Musharraf: During my career in the army I was never involved in nuclear affairs. I came in as army chief in 1998, in 1999 I became President. I realised that this man was doing something wrong. Nobody was checking. I removed him in January 2001, much before 9/11 because, as my intelligence told me, he was behaving suspiciously on two or three occasions. To remove him was the most difficult job. He was a national hero. I organised the custodial system.

SPIEGEL: What was A.Q. Khan driven by? Greed?

Musharraf: Greed, ego and dreams, because he is not religious. That I know. And in any case, North Korea is certainly not an Islamic country.

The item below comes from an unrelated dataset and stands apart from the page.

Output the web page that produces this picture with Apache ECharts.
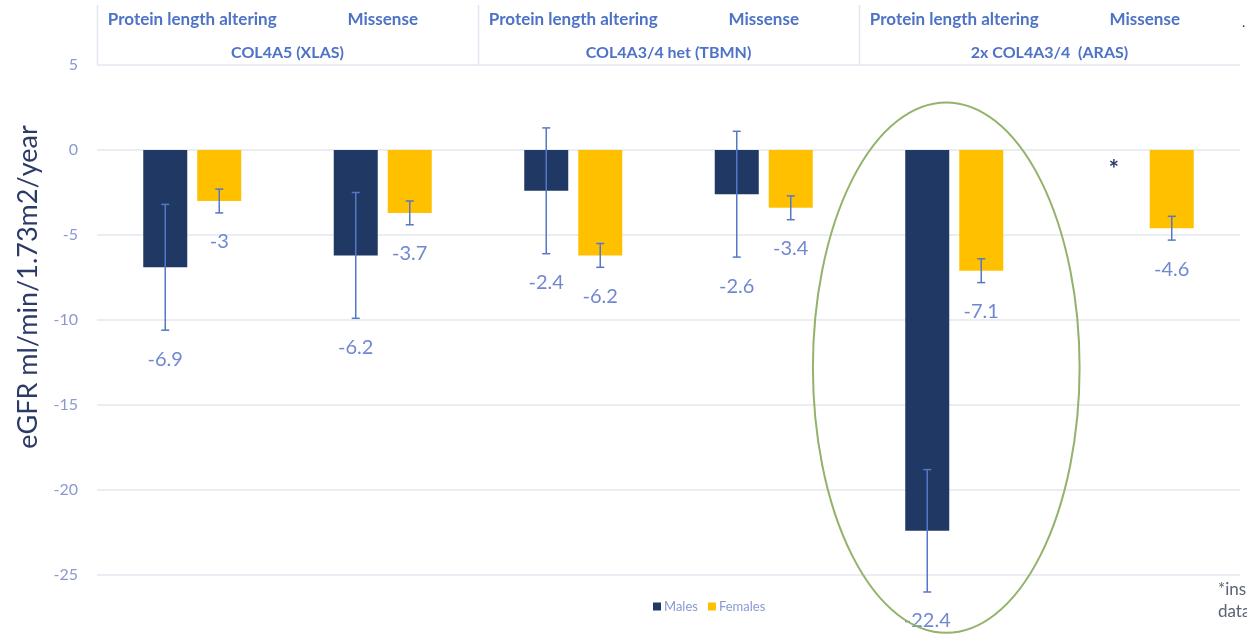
<!DOCTYPE html>
<html>
<head>
<meta charset="utf-8">
<script src="https://cdn.jsdelivr.net/npm/echarts@6/dist/echarts.min.js"></script>
<style>
  html, body { margin: 0; padding: 0; background: #ffffff; }
  #chart { width: 1247px; height: 642px; }
</style>
</head>
<body>
<div id="chart"></div>
<script>
// eGFR slope by genotype group, variant type and sex
const subCategories = ['Protein length altering', 'Missense', 'Protein length altering', 'Missense', 'Protein length altering', 'Missense'];
const groups = ['COL4A5 (XLAS)', 'COL4A3/4 het (TBMN)', '2x COL4A3/4  (ARAS)'];
const males = [-6.9, -6.2, -2.4, -2.6, -22.4, null];
const maleErr = [3.7, 3.7, 3.7, 3.7, 3.6, null];
const females = [-3, -3.7, -6.2, -3.4, -7.1, -4.6];
const femaleErr = [0.7, 0.7, 0.7, 0.7, 0.7, 0.7];
const yMin = -25, yMax = 5, yStep = 5;
const highlightedCategory = 4;

const MALE_COLOR = '#203864';
const FEMALE_COLOR = '#ffc000';
const ERR_COLOR = '#5577c9';
const LABEL_COLOR = '#7088d2';
const TICK_COLOR = '#8b99d0';
const HEADER_COLOR = '#4d72c6';
const GRID_COLOR = '#e3e7f1';
const FONT = 'Lato, "Noto Sans", sans-serif';
const BAR_W = 44, BAR_GAP = 10;
const HALF_STEP = (BAR_W + BAR_GAP) / 2;

const chart = echarts.init(document.getElementById('chart'));

// Error whiskers plus the value label under each whisker
function errorSeries(name, values, errs, side) {
  const data = [];
  values.forEach((v, i) => { if (v !== null) data.push([i, v, errs[i]]); });
  return {
    type: 'custom', name: name, silent: true, clip: false, z: 5,
    data: data,
    renderItem(params, api) {
      const i = api.value(0), v = api.value(1), e = api.value(2);
      const x = api.coord([i, 0])[0] + side * HALF_STEP;
      const yHi = api.coord([i, v + e])[1];
      const yLo = api.coord([i, v - e])[1];
      const line = { stroke: ERR_COLOR, lineWidth: 1.5 };
      return {
        type: 'group',
        children: [
          { type: 'line', shape: { x1: x, y1: yHi, x2: x, y2: yLo }, style: line },
          { type: 'line', shape: { x1: x - 4, y1: yHi, x2: x + 4, y2: yHi }, style: line },
          { type: 'line', shape: { x1: x - 4, y1: yLo, x2: x + 4, y2: yLo }, style: line },
          { type: 'text', x: x, y: yLo + 29,
            style: { text: String(v), fill: LABEL_COLOR, fontSize: 20, fontFamily: FONT,
                     align: 'center', verticalAlign: 'middle' } }
        ]
      };
    }
  };
}

// Asterisk where the male value is missing
const missingMale = [];
males.forEach((v, i) => { if (v === null) missingMale.push([i, 0]); });

const baseGraphic = [
  { type: 'text', x: 28, y: 287, rotation: Math.PI / 2,
    style: { text: 'eGFR ml/min/1.73m2/year', fill: '#2b3a67', fontSize: 27, fontFamily: FONT,
             align: 'center', verticalAlign: 'middle' } },
  { type: 'text', x: 1218, y: 590,
    style: { text: '*insufficient', fill: '#5b6275', fontSize: 17, fontFamily: FONT, verticalAlign: 'middle' } },
  { type: 'text', x: 1218, y: 612,
    style: { text: 'data', fill: '#5b6275', fontSize: 17, fontFamily: FONT, verticalAlign: 'middle' } },
  { type: 'text', x: 1242, y: 22,
    style: { text: '.', fill: '#2b3a67', fontSize: 14, fontFamily: FONT, verticalAlign: 'middle' } }
];

const option = {
  animation: false,
  backgroundColor: '#ffffff',
  grid: { left: 97, right: 7, top: 65, bottom: 67, containLabel: false },
  legend: {
    data: ['Males', 'Females'],
    left: 648, top: 595,
    icon: 'rect', itemWidth: 8, itemHeight: 8, itemGap: 10,
    textStyle: { color: TICK_COLOR, fontSize: 13, fontFamily: FONT, padding: [0, 0, 0, -2] }
  },
  xAxis: [
    {
      type: 'category', data: subCategories, position: 'bottom',
      axisLine: { show: false }, axisTick: { show: false }, axisLabel: { show: false }
    },
    {
      type: 'category', data: subCategories, position: 'top',
      axisLine: { show: false }, axisTick: { show: false },
      axisLabel: { interval: 0, margin: 37, color: HEADER_COLOR, fontSize: 17, fontWeight: 'bold', fontFamily: FONT }
    },
    {
      type: 'category', data: groups, position: 'top',
      axisLine: { show: false }, axisTick: { show: false },
      axisLabel: { interval: 0, margin: 4, color: HEADER_COLOR, fontSize: 16, fontWeight: 'bold', fontFamily: FONT }
    }
  ],
  yAxis: {
    type: 'value', min: yMin, max: yMax, interval: yStep,
    axisLine: { show: false }, axisTick: { show: false },
    axisLabel: { margin: 19, color: TICK_COLOR, fontSize: 16, fontFamily: FONT },
    splitLine: { lineStyle: { color: GRID_COLOR, width: 1.5 } }
  },
  series: [
    { name: 'Males', type: 'bar', data: males, barWidth: BAR_W, barGap: (BAR_GAP / BAR_W * 100) + '%',
      itemStyle: { color: MALE_COLOR }, z: 2 },
    { name: 'Females', type: 'bar', data: females, barWidth: BAR_W,
      itemStyle: { color: FEMALE_COLOR }, z: 2 },
    errorSeries('Males error', males, maleErr, -1),
    errorSeries('Females error', females, femaleErr, 1),
    {
      type: 'custom', name: 'missing', silent: true, clip: false, z: 6,
      data: missingMale,
      renderItem(params, api) {
        const c = api.coord([api.value(0), api.value(1)]);
        return { type: 'text', x: c[0] - HALF_STEP - 4, y: c[1] + 20,
          style: { text: '*', fill: '#2b3a67', fontSize: 24, fontWeight: 'bold', fontFamily: FONT,
                   align: 'center', verticalAlign: 'middle' } };
      }
    },
    {
      // outline emphasising the ARAS protein-length-altering pair
      type: 'custom', name: 'highlight', silent: true, clip: false, z: 7,
      data: [[highlightedCategory, -12.8]],
      renderItem(params, api) {
        const c = api.coord([api.value(0), api.value(1)]);
        const band = api.size([1, 0])[0];
        const cx = c[0] - 8, cy = c[1];
        const rx = band * 0.7, ry = api.size([0, 15.6])[1];
        const d = 'M ' + (cx - rx) + ' ' + cy +
          ' A ' + rx + ' ' + ry + ' 0 1 0 ' + (cx + rx) + ' ' + cy +
          ' A ' + rx + ' ' + ry + ' 0 1 0 ' + (cx - rx) + ' ' + cy + ' Z';
        return { type: 'path', shape: { pathData: d }, style: { fill: null, stroke: '#93b26b', lineWidth: 2 } };
      }
    }
  ],
  graphic: baseGraphic
};

chart.setOption(option);

// Header separators at the left edge of each genotype group
const topY = chart.convertToPixel({ yAxisIndex: 0 }, yMax);
const p0 = chart.convertToPixel({ xAxisIndex: 0 }, 0);
const p1 = chart.convertToPixel({ xAxisIndex: 0 }, 1);
const band = p1 - p0;
const separators = groups.map((g, gi) => {
  const x = Math.round(chart.convertToPixel({ xAxisIndex: 0 }, gi * 2) - band / 2) + 0.5;
  return { type: 'line', shape: { x1: x, y1: 5, x2: x, y2: topY }, style: { stroke: GRID_COLOR, lineWidth: 1.5 } };
});
chart.setOption({ graphic: baseGraphic.concat(separators) });
</script>
</body>
</html>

SPIEGEL: It is amazing that there was supposedly no security and checking system to deal with atomic knowledge.

Musharraf: That's different now. In February 2000 I established the National Command Authority with the President as the boss, the Prime Minister as chairman, and a number of ministers and military chiefs as members. Its responsibility is to create an institutionalized command and control mechanism, consistent with our obligations as a nuclear power. The co-ordinating body is the Strategic Planning Division, which includes two institutions. One is the Employment Control Committee, which takes cares of the use and deployment of the nuclear weapons and which is headed by the Foreign Minister. The second is the Development Control Committee, responsible for the technical development of our nuclear weapons and headed by the Joint Chief of Staff Committee, which includes the chiefs of the three services as well as scientists. The strategic forces of Army, Navy and Air Force are also under the control of the NCA.

SPIEGEL: Ruling over countries like Pakistan or also Afghanistan must be like riding a tiger. Who is worse off -- you or Hamid Karzai?

Musharraf: We are in a contest.

SPIEGEL: Mr. President, thank you for this interview.